Al-Khatib : Barrack a réalisé son but
Dans une première réaction, le vice-président du Conseil suprême chiite au Liban cheikh Ali al-Khatib a demandé au chef de l’Etat Joseph Aoun d’organiser un dialogue national d’entente en vue d’un règlement destiné à sortir le pays de cette crise.
« Barrack a réalisé son but de transposer la confrontation libano-israélienne en une confrontation interne au sein du gouvernement», a-t-il affirmé.
Selon lui, la décision prise par le gouvernement « retire les Israéliens du cercle des accusations portées devant l’opinion publique internationale selon lesquelles ils n’appliquaient pas l’accord et empêchaient le déploiement de l’armée libanaise sur tout le territoire libanais au sud du fleuve Litani, comme le stipule la résolution internationale. »
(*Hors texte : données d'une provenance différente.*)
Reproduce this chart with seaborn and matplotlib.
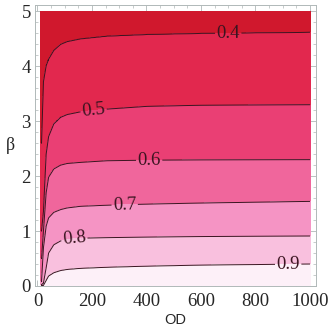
import numpy as np
import seaborn as sns
import matplotlib.pyplot as plt
from matplotlib.ticker import MultipleLocator

# contour levels and where each contour line sits (beta at these OD values)
levels = [0.4, 0.5, 0.6, 0.7, 0.8, 0.9]
od_pts = [15, 22, 32, 41, 60, 85, 109, 158, 256, 403, 602, 1000]
beta_04 = [2.60, 3.72, 4.01, 4.13, 4.29, 4.40, 4.45, 4.50, 4.55, 4.58, 4.60, 4.62]
beta_05 = [1.00, 1.35, 2.40, 2.72, 2.95, 3.07, 3.12, 3.17, 3.22, 3.27, 3.29, 3.30]
beta_06 = [0.50, 1.00, 1.70, 1.98, 2.13, 2.20, 2.23, 2.25, 2.28, 2.29, 2.295, 2.30]
beta_07 = [0.08, 0.70, 1.09, 1.24, 1.34, 1.39, 1.42, 1.45, 1.47, 1.49, 1.51, 1.54]
beta_08 = [0.02, 0.05, 0.33, 0.60, 0.75, 0.82, 0.85, 0.87, 0.88, 0.89, 0.90, 0.91]
beta_09 = [0.005, 0.01, 0.10, 0.18, 0.24, 0.28, 0.30, 0.32, 0.34, 0.36, 0.38, 0.40]

# fill colours, lowest value band first
band_colors = ['#d0182d', '#e2284e', '#ea3f74', '#f0669c', '#f594c4', '#f9c0de', '#fdf0f8']
# where the inline labels go (OD, beta)
label_pos = [(700, 4.6), (205, 3.25), (410, 2.3), (320, 1.5), (135, 0.88), (920, 0.4)]

sns.set_style("ticks")
plt.rcParams['font.family'] = ['Liberation Serif', 'DejaVu Serif']

# build the field so that each level crosses exactly on its read curve
od = np.linspace(13, 1000, 1975)
beta = np.linspace(0, 5, 501)
curves = np.array([np.interp(od, od_pts, b)
                   for b in [beta_09, beta_08, beta_07, beta_06, beta_05, beta_04]])
fp = [1.0, 0.9, 0.8, 0.7, 0.6, 0.5, 0.4, 0.3]
Z = np.empty((len(beta), len(od)))
for j in range(len(od)):
    xp = np.concatenate([[0.0], curves[:, j], [5.0]])
    Z[:, j] = np.interp(beta, xp, fp)

fig, ax = plt.subplots(figsize=(3.32, 3.35), dpi=100)
fig.subplots_adjust(left=0.1054, right=0.951, bottom=0.1463, top=0.985)

bounds = [0.3, 0.4, 0.5, 0.6, 0.7, 0.8, 0.9, 1.0]
ax.contourf(od, beta, Z, levels=bounds, colors=sns.color_palette(band_colors))
cs = ax.contour(od, beta, Z, levels=levels, colors='#3a1420', linewidths=0.7)
ax.clabel(cs, fmt='%.1f', fontsize=13.5, inline=True, inline_spacing=2, manual=label_pos)

ax.set_xlim(-9, 1021)
ax.set_ylim(0, 5.115)
ax.set_xticks(range(0, 1001, 200))
ax.set_yticks(range(0, 6))
ax.xaxis.set_minor_locator(MultipleLocator(50))
ax.yaxis.set_minor_locator(MultipleLocator(0.2))
ax.tick_params(which='both', direction='in', top=True, right=True,
               color='#b0b8b8', labelsize=13.5)
ax.tick_params(which='major', length=4.5, width=0.6)
ax.tick_params(which='minor', length=2.5, width=0.5)
ax.tick_params(axis='x', pad=5)
ax.tick_params(axis='y', pad=3)
for s in ax.spines.values():
    s.set_color('#b0b8b8')
    s.set_linewidth(0.7)

ax.set_xlabel('OD', family=['Liberation Sans'], fontsize=10.5, labelpad=2)
ax.set_ylabel('β', fontsize=13, rotation=0, labelpad=8, va='center')

plt.savefig('out.png', dpi=100)
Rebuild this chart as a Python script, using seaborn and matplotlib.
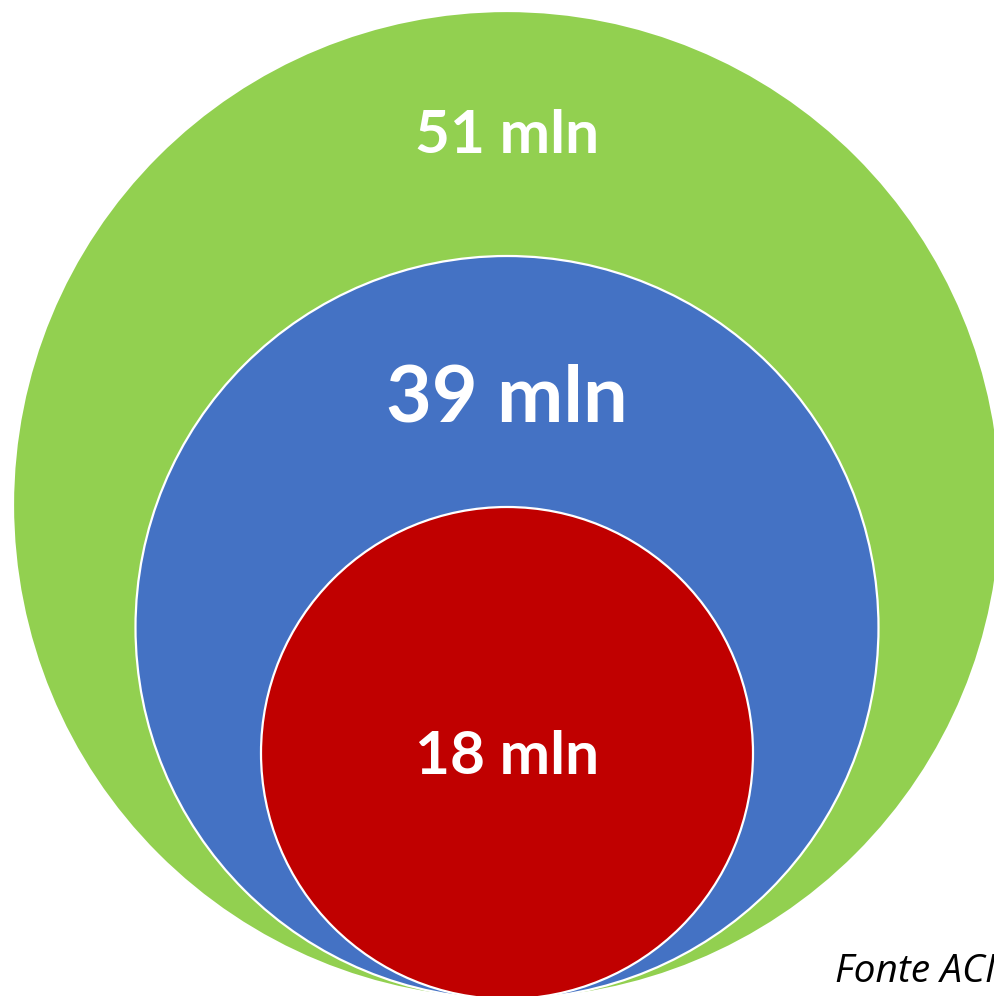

ROM : Une mesure dangereuse
Pour sa part, Le Rassemblement des Oulémas musulmans (ROM) a déclaré que « le gouvernement a pris une mesure dangereuse en adoptant une décision qui prive le Liban de sa force la plus importante ».
« Les Libanais espéraient que l’autorité de la nouvelle ère libanaise prendrait des décisions qui renforceraient leur confiance et assureraient leur protection, en paroles comme en actes, et que sa priorité absolue serait d’empêcher les attaques israéliennes quotidiennes contre le Liban, qui violent les résolutions internationales et s’en moquent », a regretté cette association qui comprend des chefs religieux sunnites et chiites dans un communiqué.
Bassil : soumission à l’étranger
Le chef du Courant patriotique libre Gebran Bassil a qualifié de « honteux » ce qui s’est passé au Conseil des ministres.
« Ils auraient dû au moins sauver les apparences en adoptant une feuille de route qui soit libanaise, non américaine ni syrienne ni de tout autre pays », a-t-il tweeté sur X.
« Nous sommes nés au cœur de la légitimité et de l’armée libanaise et nous avons toujours réclamé l’exclusivité de l’armement mais nous voulons que cette décision revienne à l’Etat exclusivement. Nous ne pouvons que nous lamenter lorsque nous voyons cette soumission à l’étranger », a-t-il ajouté.